OBJECTIVE
Retype the records below word for word and omit any image.

SOURCE RECORDS

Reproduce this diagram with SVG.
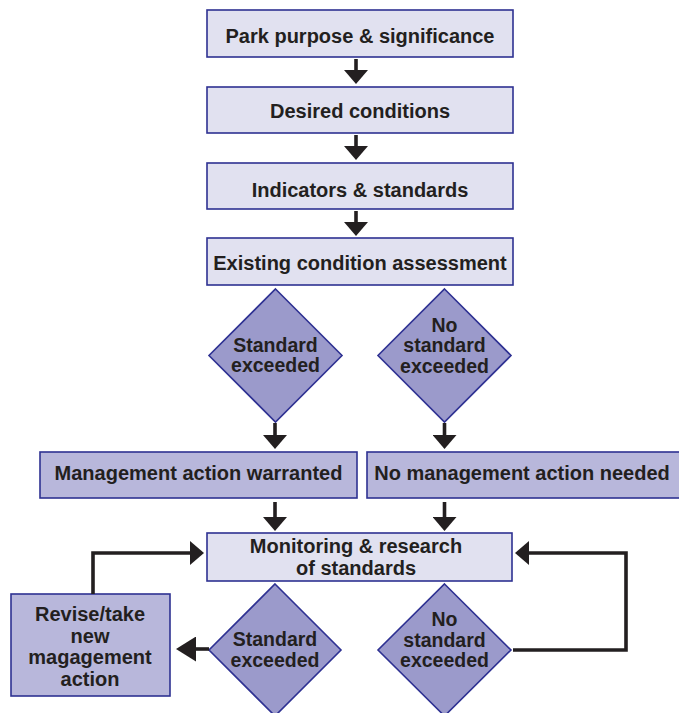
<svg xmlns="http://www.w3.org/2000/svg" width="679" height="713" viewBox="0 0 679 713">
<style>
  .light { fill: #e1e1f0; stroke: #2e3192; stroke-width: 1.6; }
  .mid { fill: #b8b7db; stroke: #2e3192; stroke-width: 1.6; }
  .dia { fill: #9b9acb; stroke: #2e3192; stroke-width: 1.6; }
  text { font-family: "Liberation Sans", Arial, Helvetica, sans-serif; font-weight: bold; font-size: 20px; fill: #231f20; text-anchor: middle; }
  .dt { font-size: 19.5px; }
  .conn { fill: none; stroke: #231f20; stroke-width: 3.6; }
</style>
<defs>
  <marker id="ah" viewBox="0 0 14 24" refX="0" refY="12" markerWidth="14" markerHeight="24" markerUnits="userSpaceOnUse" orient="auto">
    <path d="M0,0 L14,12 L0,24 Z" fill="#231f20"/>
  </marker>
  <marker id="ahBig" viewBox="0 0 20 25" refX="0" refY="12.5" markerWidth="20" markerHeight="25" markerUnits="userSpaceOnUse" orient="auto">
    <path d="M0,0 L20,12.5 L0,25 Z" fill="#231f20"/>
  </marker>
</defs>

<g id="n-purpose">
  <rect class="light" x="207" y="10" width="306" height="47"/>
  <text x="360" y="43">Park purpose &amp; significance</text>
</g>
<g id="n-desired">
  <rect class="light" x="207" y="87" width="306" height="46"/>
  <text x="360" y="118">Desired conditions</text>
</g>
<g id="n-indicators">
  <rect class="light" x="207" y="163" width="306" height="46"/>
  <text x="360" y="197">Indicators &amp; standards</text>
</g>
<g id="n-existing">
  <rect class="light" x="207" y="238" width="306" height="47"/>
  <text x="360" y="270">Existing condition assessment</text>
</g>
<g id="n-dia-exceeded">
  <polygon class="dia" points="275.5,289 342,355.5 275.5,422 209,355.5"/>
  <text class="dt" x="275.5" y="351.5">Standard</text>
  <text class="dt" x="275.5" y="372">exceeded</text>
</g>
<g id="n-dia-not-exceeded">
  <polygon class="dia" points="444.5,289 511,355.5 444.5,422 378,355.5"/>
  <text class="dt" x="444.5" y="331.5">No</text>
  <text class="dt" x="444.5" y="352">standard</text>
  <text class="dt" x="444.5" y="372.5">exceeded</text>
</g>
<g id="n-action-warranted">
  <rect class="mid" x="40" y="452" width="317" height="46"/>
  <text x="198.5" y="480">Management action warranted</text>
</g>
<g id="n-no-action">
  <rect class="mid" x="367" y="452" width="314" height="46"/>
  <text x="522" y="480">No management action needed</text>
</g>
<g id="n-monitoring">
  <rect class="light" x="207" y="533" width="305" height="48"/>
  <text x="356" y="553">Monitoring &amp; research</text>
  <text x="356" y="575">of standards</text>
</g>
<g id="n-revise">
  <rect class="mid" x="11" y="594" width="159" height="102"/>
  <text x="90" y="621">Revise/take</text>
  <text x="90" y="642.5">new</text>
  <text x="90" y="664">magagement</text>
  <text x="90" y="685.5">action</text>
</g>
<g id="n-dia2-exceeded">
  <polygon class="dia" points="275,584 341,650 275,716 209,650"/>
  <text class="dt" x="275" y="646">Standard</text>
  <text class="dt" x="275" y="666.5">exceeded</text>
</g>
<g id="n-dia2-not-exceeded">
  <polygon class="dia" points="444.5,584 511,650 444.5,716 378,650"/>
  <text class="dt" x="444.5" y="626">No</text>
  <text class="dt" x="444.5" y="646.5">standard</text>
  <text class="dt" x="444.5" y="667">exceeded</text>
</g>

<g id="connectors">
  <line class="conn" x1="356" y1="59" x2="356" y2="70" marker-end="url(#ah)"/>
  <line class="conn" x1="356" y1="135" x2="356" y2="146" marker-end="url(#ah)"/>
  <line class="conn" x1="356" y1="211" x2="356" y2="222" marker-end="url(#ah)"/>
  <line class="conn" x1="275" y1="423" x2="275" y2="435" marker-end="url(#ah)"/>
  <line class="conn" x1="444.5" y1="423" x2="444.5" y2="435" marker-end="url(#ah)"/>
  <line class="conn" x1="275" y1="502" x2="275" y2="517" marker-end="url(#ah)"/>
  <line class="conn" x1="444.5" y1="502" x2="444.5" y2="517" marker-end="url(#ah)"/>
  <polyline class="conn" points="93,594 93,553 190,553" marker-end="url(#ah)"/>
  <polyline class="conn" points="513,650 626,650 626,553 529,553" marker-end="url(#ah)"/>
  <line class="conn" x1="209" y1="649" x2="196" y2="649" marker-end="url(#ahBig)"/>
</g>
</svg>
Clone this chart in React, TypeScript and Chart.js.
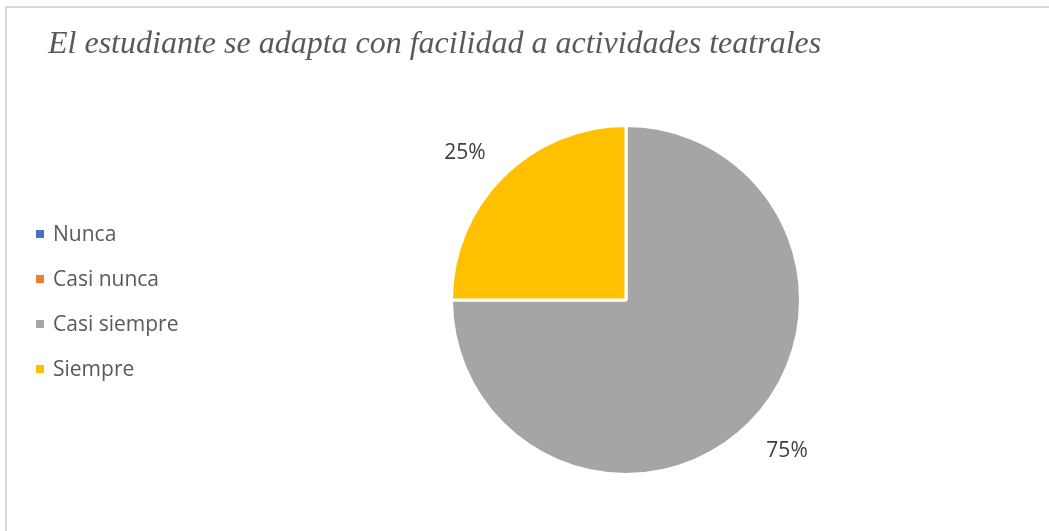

ANSWER TO THIS TASK
Reproduce this diagram with SVG.
<svg xmlns="http://www.w3.org/2000/svg" width="679" height="713" viewBox="0 0 679 713">
<style>
  .light { fill: #e1e1f0; stroke: #2e3192; stroke-width: 1.6; }
  .mid { fill: #b8b7db; stroke: #2e3192; stroke-width: 1.6; }
  .dia { fill: #9b9acb; stroke: #2e3192; stroke-width: 1.6; }
  text { font-family: "Liberation Sans", Arial, Helvetica, sans-serif; font-weight: bold; font-size: 20px; fill: #231f20; text-anchor: middle; }
  .dt { font-size: 19.5px; }
  .conn { fill: none; stroke: #231f20; stroke-width: 3.6; }
</style>
<defs>
  <marker id="ah" viewBox="0 0 14 24" refX="0" refY="12" markerWidth="14" markerHeight="24" markerUnits="userSpaceOnUse" orient="auto">
    <path d="M0,0 L14,12 L0,24 Z" fill="#231f20"/>
  </marker>
  <marker id="ahBig" viewBox="0 0 20 25" refX="0" refY="12.5" markerWidth="20" markerHeight="25" markerUnits="userSpaceOnUse" orient="auto">
    <path d="M0,0 L20,12.5 L0,25 Z" fill="#231f20"/>
  </marker>
</defs>

<g id="n-purpose">
  <rect class="light" x="207" y="10" width="306" height="47"/>
  <text x="360" y="43">Park purpose &amp; significance</text>
</g>
<g id="n-desired">
  <rect class="light" x="207" y="87" width="306" height="46"/>
  <text x="360" y="118">Desired conditions</text>
</g>
<g id="n-indicators">
  <rect class="light" x="207" y="163" width="306" height="46"/>
  <text x="360" y="197">Indicators &amp; standards</text>
</g>
<g id="n-existing">
  <rect class="light" x="207" y="238" width="306" height="47"/>
  <text x="360" y="270">Existing condition assessment</text>
</g>
<g id="n-dia-exceeded">
  <polygon class="dia" points="275.5,289 342,355.5 275.5,422 209,355.5"/>
  <text class="dt" x="275.5" y="351.5">Standard</text>
  <text class="dt" x="275.5" y="372">exceeded</text>
</g>
<g id="n-dia-not-exceeded">
  <polygon class="dia" points="444.5,289 511,355.5 444.5,422 378,355.5"/>
  <text class="dt" x="444.5" y="331.5">No</text>
  <text class="dt" x="444.5" y="352">standard</text>
  <text class="dt" x="444.5" y="372.5">exceeded</text>
</g>
<g id="n-action-warranted">
  <rect class="mid" x="40" y="452" width="317" height="46"/>
  <text x="198.5" y="480">Management action warranted</text>
</g>
<g id="n-no-action">
  <rect class="mid" x="367" y="452" width="314" height="46"/>
  <text x="522" y="480">No management action needed</text>
</g>
<g id="n-monitoring">
  <rect class="light" x="207" y="533" width="305" height="48"/>
  <text x="356" y="553">Monitoring &amp; research</text>
  <text x="356" y="575">of standards</text>
</g>
<g id="n-revise">
  <rect class="mid" x="11" y="594" width="159" height="102"/>
  <text x="90" y="621">Revise/take</text>
  <text x="90" y="642.5">new</text>
  <text x="90" y="664">magagement</text>
  <text x="90" y="685.5">action</text>
</g>
<g id="n-dia2-exceeded">
  <polygon class="dia" points="275,584 341,650 275,716 209,650"/>
  <text class="dt" x="275" y="646">Standard</text>
  <text class="dt" x="275" y="666.5">exceeded</text>
</g>
<g id="n-dia2-not-exceeded">
  <polygon class="dia" points="444.5,584 511,650 444.5,716 378,650"/>
  <text class="dt" x="444.5" y="626">No</text>
  <text class="dt" x="444.5" y="646.5">standard</text>
  <text class="dt" x="444.5" y="667">exceeded</text>
</g>

<g id="connectors">
  <line class="conn" x1="356" y1="59" x2="356" y2="70" marker-end="url(#ah)"/>
  <line class="conn" x1="356" y1="135" x2="356" y2="146" marker-end="url(#ah)"/>
  <line class="conn" x1="356" y1="211" x2="356" y2="222" marker-end="url(#ah)"/>
  <line class="conn" x1="275" y1="423" x2="275" y2="435" marker-end="url(#ah)"/>
  <line class="conn" x1="444.5" y1="423" x2="444.5" y2="435" marker-end="url(#ah)"/>
  <line class="conn" x1="275" y1="502" x2="275" y2="517" marker-end="url(#ah)"/>
  <line class="conn" x1="444.5" y1="502" x2="444.5" y2="517" marker-end="url(#ah)"/>
  <polyline class="conn" points="93,594 93,553 190,553" marker-end="url(#ah)"/>
  <polyline class="conn" points="513,650 626,650 626,553 529,553" marker-end="url(#ah)"/>
  <line class="conn" x1="209" y1="649" x2="196" y2="649" marker-end="url(#ahBig)"/>
</g>
</svg>
Clone this chart in React, TypeScript and Chart.js.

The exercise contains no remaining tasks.